About five years ago, Kertzer obtained a copy of the 1888 Spanish memoir. But he said that it did not provide a “reliable” account of the historic record, and so it was important to “challenge attempts to rewrite what actually did happen.”
Within the Church, there has been an equally tense exchange of perspectives on Father Mortara’s difficult case.
In a February 2018 review of the memoir published by Ignatius Press in the journal First Things, Dominican Father Romanus Cessario acknowledged that Pius’ actions were viewed harshly by those who sought to advance a secular system of individual human rights and by others primarily motivated by anti-Catholic bigotry.
But with Spielberg’s upcoming film in mind, Father Cessario sought to present the Pope’s actions through a different lens, one that offered a “right understanding of baptism and its effects.”
Father Cessario noted that the Code of Canon Law (868) still affirms that “an infant of Catholic parents or even of non-Catholic parents is baptized licitly in danger of death even against the will of the parents.”
Further, as the Catechism explains, “Baptism seals the Christian with the indelible spiritual mark (character) of his belonging to Christ.”

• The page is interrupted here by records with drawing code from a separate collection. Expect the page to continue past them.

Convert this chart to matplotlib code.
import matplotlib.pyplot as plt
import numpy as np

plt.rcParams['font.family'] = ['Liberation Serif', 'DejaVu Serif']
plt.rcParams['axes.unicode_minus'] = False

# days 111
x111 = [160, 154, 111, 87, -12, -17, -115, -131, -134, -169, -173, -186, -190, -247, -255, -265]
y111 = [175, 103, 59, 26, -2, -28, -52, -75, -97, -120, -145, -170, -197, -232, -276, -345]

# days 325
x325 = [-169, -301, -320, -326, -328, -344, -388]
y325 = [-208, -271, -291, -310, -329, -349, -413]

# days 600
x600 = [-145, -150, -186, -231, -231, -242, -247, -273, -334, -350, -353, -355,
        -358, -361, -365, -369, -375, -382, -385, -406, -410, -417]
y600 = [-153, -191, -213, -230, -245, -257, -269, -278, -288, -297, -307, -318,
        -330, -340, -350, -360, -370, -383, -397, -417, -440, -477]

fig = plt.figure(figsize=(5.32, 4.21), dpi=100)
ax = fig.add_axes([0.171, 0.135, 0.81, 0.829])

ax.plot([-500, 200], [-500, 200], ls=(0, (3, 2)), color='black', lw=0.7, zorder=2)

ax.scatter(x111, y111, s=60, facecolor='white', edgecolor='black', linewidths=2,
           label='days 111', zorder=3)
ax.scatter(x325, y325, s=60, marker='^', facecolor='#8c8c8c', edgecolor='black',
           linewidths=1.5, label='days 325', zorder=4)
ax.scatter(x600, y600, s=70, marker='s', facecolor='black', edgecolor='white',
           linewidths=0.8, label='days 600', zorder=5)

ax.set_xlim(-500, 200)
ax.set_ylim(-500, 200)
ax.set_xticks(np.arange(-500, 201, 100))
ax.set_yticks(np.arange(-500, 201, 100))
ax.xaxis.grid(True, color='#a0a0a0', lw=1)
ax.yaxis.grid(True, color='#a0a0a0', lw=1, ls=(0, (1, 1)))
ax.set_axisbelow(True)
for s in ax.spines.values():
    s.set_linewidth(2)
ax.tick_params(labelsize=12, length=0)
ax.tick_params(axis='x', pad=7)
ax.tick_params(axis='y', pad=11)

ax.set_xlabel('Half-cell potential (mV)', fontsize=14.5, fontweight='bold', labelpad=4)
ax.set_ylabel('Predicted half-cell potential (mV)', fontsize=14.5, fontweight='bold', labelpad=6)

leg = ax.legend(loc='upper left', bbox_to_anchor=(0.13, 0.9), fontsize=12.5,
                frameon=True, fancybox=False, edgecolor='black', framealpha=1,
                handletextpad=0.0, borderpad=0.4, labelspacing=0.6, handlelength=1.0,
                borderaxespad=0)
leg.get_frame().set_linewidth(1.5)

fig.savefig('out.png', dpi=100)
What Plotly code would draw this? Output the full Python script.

“While the Mortara case pitted Christian against Jew, it also exemplified something they share. Jews and Christians alike pledge a higher loyalty that they honor in ways that seem incomprehensible to the world.”
The review prompted condemnation from Jewish and Christian commentators who viewed it as an endorsement of Pius’ actions.
“Just as we either believe in the sanctity of human life or we don’t — there’s no middle ground — either we believe in the sanctity of the family or we don’t,” said Robert George, a professor of jurisprudence at Princeton University and a leading Catholic public intellectual, in a Jan. 11 post on Twitter.
“It is for parents, not other authorities (be they civil or religious), to direct the upbringing and education of their children.”
In a response to such critics, First Things editor R.R. Reno emphasized that the “Edgardo Mortara episode is a stain on the Catholic Church.”
Reno also noted that his own wife is Jewish, and their children are being raised in her faith, in accord with God’s covenant with the Jewish people.
Reno approved the review, he said, not to endorse Pius’ action, but as an opportunity to “confront us with the daunting force of God’s irrevocable decrees.”
The furor reveals the deep sensitivity of this historic case. And while those involved with the release of the English translation sought to broaden the public’s understanding of Pius’ actions before the Spielberg film’s arrival, there is little evidence that this aim has been achieved.
“Theologically, the Mortara case is a challenging question, because Christians really do believe that baptism is a permanent thing,” said Rod Dreher in a post on his “American Conservative” blog, and “modern people have to be very careful about judging the acts of people from much earlier ages by our standards today.
“That said, at best, what happened was a tragedy.”